What I want to do first is basically a portability experiment. I've done nothing hands-on yet so my apologies for sounding like an idiot. Can this be done?
This is all good exploration -- no question is too basic when it comes to unikernel deployment (where features you might expect be available simply aren't because the appropriate library hasn't been constructed yet -- but can be done so increasingly easily).
1 - Create a workload. A web service is good, but anything that I can test both locally and in the cloud will do. Is something ready-rolled on OPAM?
Two things to check in one are: - the self-hosting websites: `opam install mirage-www` and then checkout https://github.com/mirage/mirage-www and build it in DHCP/Xen mode (cd src && DHCP=1 mirage configure --xen && make). 2 - Move the workload from a personal device to the cloud. I don't want to use configuration management tools. I want to move the local software stack to a remote provider. * local architecture - cubiboard * remote architecture - AWS I see work has been done here, but I'm not sure how much Xen homogenizes the platforms.

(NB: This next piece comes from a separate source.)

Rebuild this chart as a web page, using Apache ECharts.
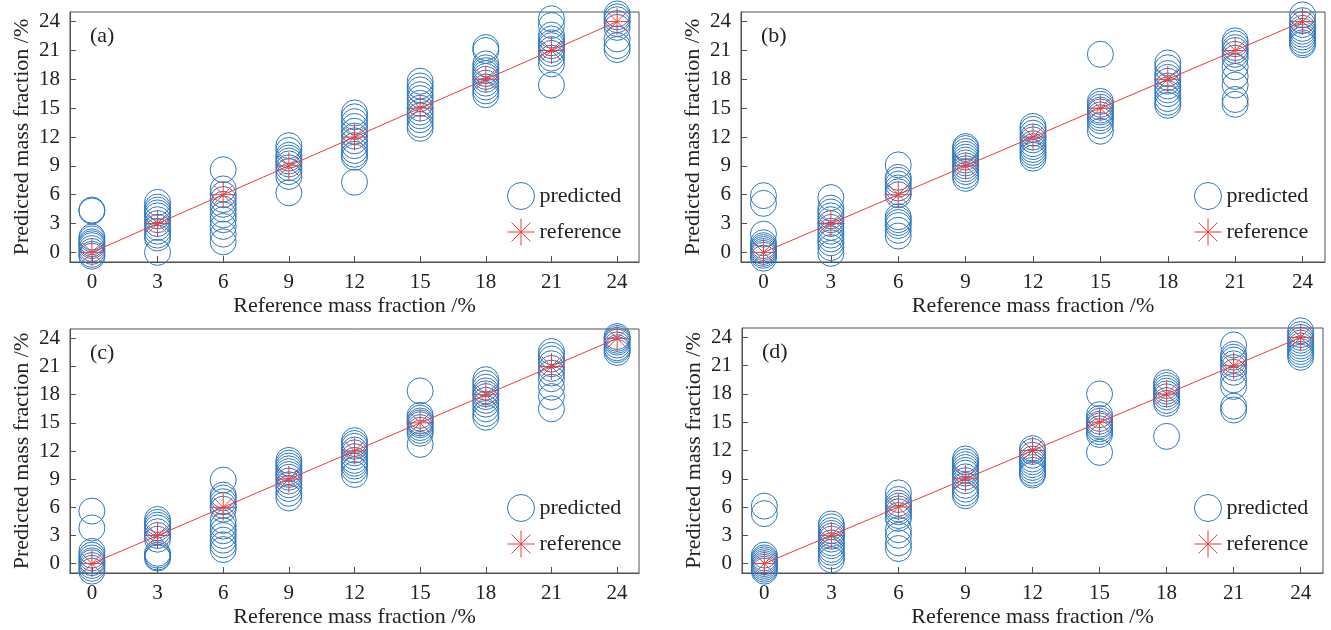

There is an interesting thing to do here. There is an automated GitHub workflow for building x86 unikernels right now; see :
What these do is to turn the source code repositories into deployment repositories like:
You *could* make it such that an ARM Cubie builds an ARM equivalent and uploads both unikernels to the same deployment repo. Then you just need some way to spin up both the ARM kernels (locally) and the x86 kernels (on the cloud) and use a DNS server to redirect you appropriately.
Magnus Skjegstad and I are working on the DNS bits for local->remote redirection. I'll drop a mail here when that's done, but you can just do it manually through DNS assignment for now.
3 - Automate the process. Build an orchestrator into the workload (so the workload transfers itself) or into a privileged space that can see the workload.
If this is OK, I can move onto next steps.
A while ago I experimented with a Dreamplug and a LAMP stack. The journey was littered with device driver issues. The end result was slow and not portable.
Yeah, here the problem shifts to one of orchestration, which is much more tractable I think.